Gay WWII Hero Death Not Suicide

The 100th birthday of the late Alan Turing, the gay British mathematician and computer theorist whose work decoding the infamous German Enigma machine is often credited with winning WWII, may have been overshadowed by Pride celebrations in the U.S. today but both Google and researchers in his native country didn't forget.

Today Google honored Turing, who died in 1954 and is often called the father of artificial intelligence, with an animated "Turning machine" Google doodle. A Turing machine, according to PC magazine's Damon Poeter, was not an actual computer but rather "a hypothetical one that still serves as a fundamental tool for understanding how algorithms, computer programming, and computing itself works." (Poeter included clips of Turing's 1948 essay "Intelligent Machinery" which explains this conceptual computer, a fascinating read for math geeks and gay history buffs for sure.)

Meanwhile, at a conference today in Oxford, England, professor Jack Copeland, an expert on Alan Turing, told surprised visitors that Turing's 1954 death was not a suicide, as has widely been assumed.
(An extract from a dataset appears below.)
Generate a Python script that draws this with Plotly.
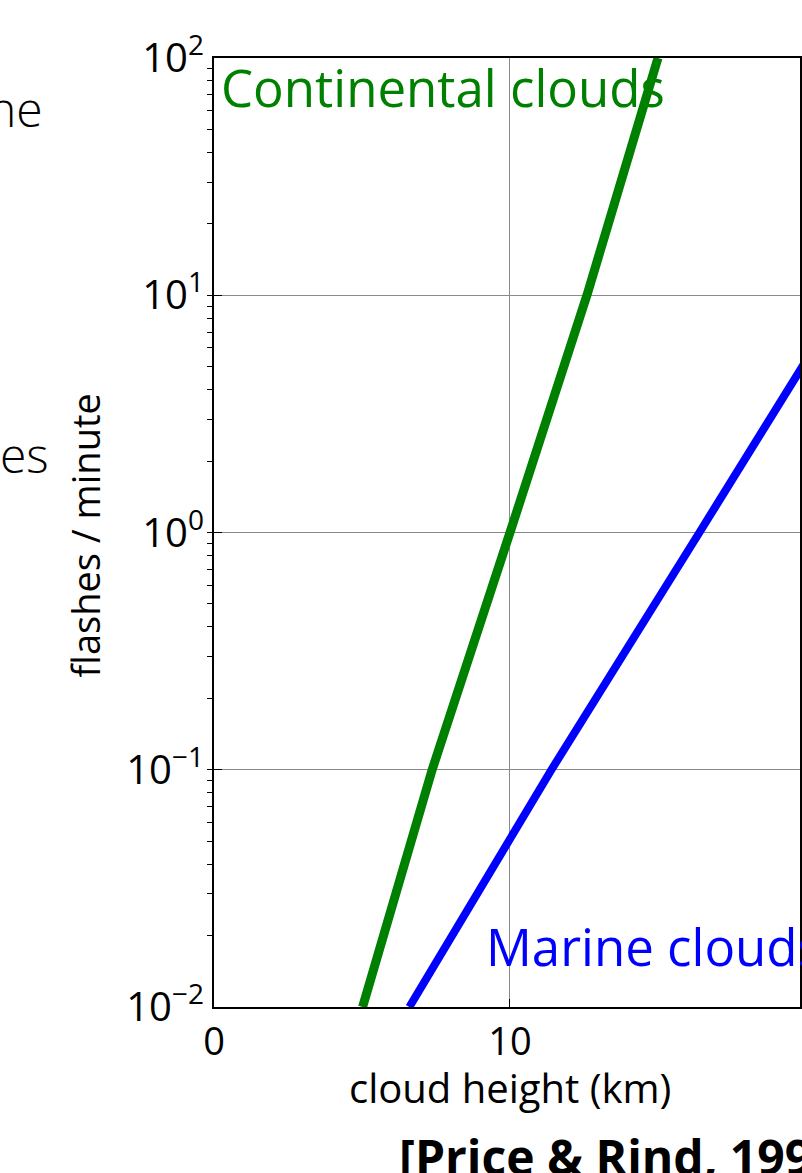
import plotly.graph_objects as go

# Data (cloud height in km, flashes per minute)
cont_height = [5.02, 7.37, 10.0, 12.6, 15.0]
cont_flashes = [0.01, 0.1, 1.0, 10.0, 100.0]

marine_height = [6.6, 11.4, 16.4, 20.0]
marine_flashes = [0.01, 0.1, 1.0, 5.3]

y_tickvals = [0.01, 0.1, 1, 10, 100]
y_ticktext = ["10<sup>\u22122</sup>", "10<sup>\u22121</sup>", "10<sup>0</sup>",
              "10<sup>1</sup>", "10<sup>2</sup>"]
x_tickvals = [0, 10]
x_ticktext = ["0", "10"]

W, H = 802, 1173
L, T, B, R = 214, 58, 166, 0
PW, PH = W - L - R, H - T - B

def px(x):
    return (x - L) / PW

def py(y):
    return (H - B - y) / PH

FONT = "Open Sans"

fig = go.Figure()
fig.add_trace(go.Scatter(x=cont_height, y=cont_flashes, mode="lines",
                         line=dict(color="#008000", width=9), showlegend=False))
fig.add_trace(go.Scatter(x=marine_height, y=marine_flashes, mode="lines",
                         line=dict(color="#0000ff", width=8), showlegend=False))

fig.update_layout(
    width=W, height=H,
    margin=dict(l=L, r=R, t=T, b=B, pad=0),
    paper_bgcolor="white", plot_bgcolor="white",
    font=dict(family=FONT, color="black"),
    xaxis=dict(range=[0, PW / 29.7], tickvals=x_tickvals, ticktext=x_ticktext,
               showgrid=True, gridcolor="#8a8a8a", gridwidth=1,
               showline=True, linecolor="black", linewidth=2, mirror=True,
               ticks="inside", ticklen=8, tickcolor="black",
               tickfont=dict(size=38, family=FONT), zeroline=False),
    yaxis=dict(type="log", range=[-2, 2], tickvals=y_tickvals, ticktext=y_ticktext,
               showgrid=True, gridcolor="#8a8a8a", gridwidth=1,
               showline=True, linecolor="black", linewidth=2, mirror=True,
               ticks="inside", ticklen=8, tickcolor="black",
               tickfont=dict(size=40, family=FONT),
               minor=dict(ticks="outside", ticklen=5, tickcolor="black",
                          showgrid=False, dtick="D1")),
)

ann = [
    dict(text="Continental clouds", x=px(219), y=py(50), xanchor="left", yanchor="top",
         font=dict(size=51, color="#008000", family=FONT)),
    dict(text="Marine clouds", x=px(485), y=py(909), xanchor="left", yanchor="top",
         font=dict(size=51, color="#0000ff", family=FONT)),
    dict(text="flashes / minute", x=px(85), y=py(535), xanchor="center", yanchor="middle",
         textangle=-90, font=dict(size=38, family=FONT)),
    dict(text="cloud height (km)", x=px(511), y=py(1058), xanchor="center", yanchor="top",
         font=dict(size=40, family=FONT)),
    dict(text="<b>[Price &amp; Rind, 1992]</b>", x=px(398), y=py(1122), xanchor="left", yanchor="top",
         font=dict(size=48, family=FONT)),
    dict(text="ne", x=px(44), y=py(108), xanchor="right", yanchor="middle",
         font=dict(size=48, family=FONT, weight=300)),
    dict(text="es", x=px(50), y=py(454), xanchor="right", yanchor="middle",
         font=dict(size=48, family=FONT, weight=300)),
]
for a in ann:
    a.update(xref="paper", yref="paper", showarrow=False)
fig.update_layout(annotations=ann)

fig.write_html("out.html", config={"displayModeBar": False},
               post_script="document.body.style.margin='0';document.body.style.overflow='hidden';")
According to a fascinating account in BBC News, Copeland questioned the evidence that was presented at the 1954 inquest into Turing's death, calling it insufficient to rule the death a suicide. 

Turing died of cyanide poisoning and a half eaten apple was found near his bed. Legend goes that Turing was fascinated with the fairy tale of Snow White and poisoned himself with an apple to end the persecution he was getting for being gay. But Copeland argues that Turing ate an apple every night before bed (something others knew as well), the apple was never tested for cyanide, and there were no indications anywhere that Turing was anything less than upbeat and forward thinking. He even wrote a to-do list for the next week.

Knowing Turing's history might make it easy to understand suicide, wrote BBC's Roland Pease. After all, in 1952, after he had reported a burglary, the war hero was investigated for "acts of gross indecency" because he had had a male lover in his house. Instead of prison, Turing accepted what was called "chemical castration," essentially hormone treatment to suppress his sexual desire."

But, according to BBC News, Copeland argues that regardless of how horrendous that treatment was, by all accounts Turing took it in stride, often joking about his situation. 

Still at the inquest, the coroner who claimed Turing's death a suicide, JAK Ferns,  told participants, "In a man of his type, one never knows what his mental processes are going to do next."